A co-worker has talked me into joining our company “ski team” which is part of a larger league that meets several times a year in N. America and every other year Europe. The only issue I’m having is figuring out what skis (GS and slalom) I need as the league seem to abide with FIS rules. I write “issue” because I last raced for a Div 1 school back in the late 80’s and early 90’s. Skis have obviously come a long ways since then. Buying a “GS or slalom” ski has more variables/restrictions compared to my generation. The whole turn radius thing blows my mind as does the cost of this stuff. I’ve never had to pay for equipment so this is sort of a new experience for me.

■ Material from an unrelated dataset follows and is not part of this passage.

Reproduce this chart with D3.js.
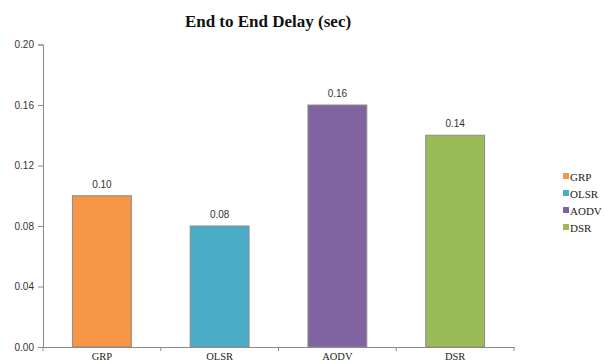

So…I totally sympathize with those new to cycling trying to figure out what to buy or how to train. If you are interested in performance/competing you sort of want to avoid buying bottom tier yet top tier is overkill and gains are more marketing hype and not worth it for an amateur. Further, now that PM’s are common people who just need to ride a lot are splitting hairs with “450 v. 550 TSS” or not doing an event because their “FTP” is only 400W or not knowing when to start training…and on and on. Basically analysis by paralysis. They have no idea what they are doing yet, neck deep in equipment and training technique decisions that really don’t matter.
It’s funny (in a pathetic and ironic way) that I’m suffering from that same analysis by paralysis I detest in the cycling world. I feel for you new guys trying to figure out equipment, fit, training technique, and nutrition. It’s easy for me to say “ah just ride more” but, to the new guy that’s just BS and has zero context and probably not helpful at all. All I need to figure out is what ski to buy. So much more to confuse the new cyclist it’s easy for me to see why cycling will forever remain a fringe sport. I feel for you guys. Hang in there!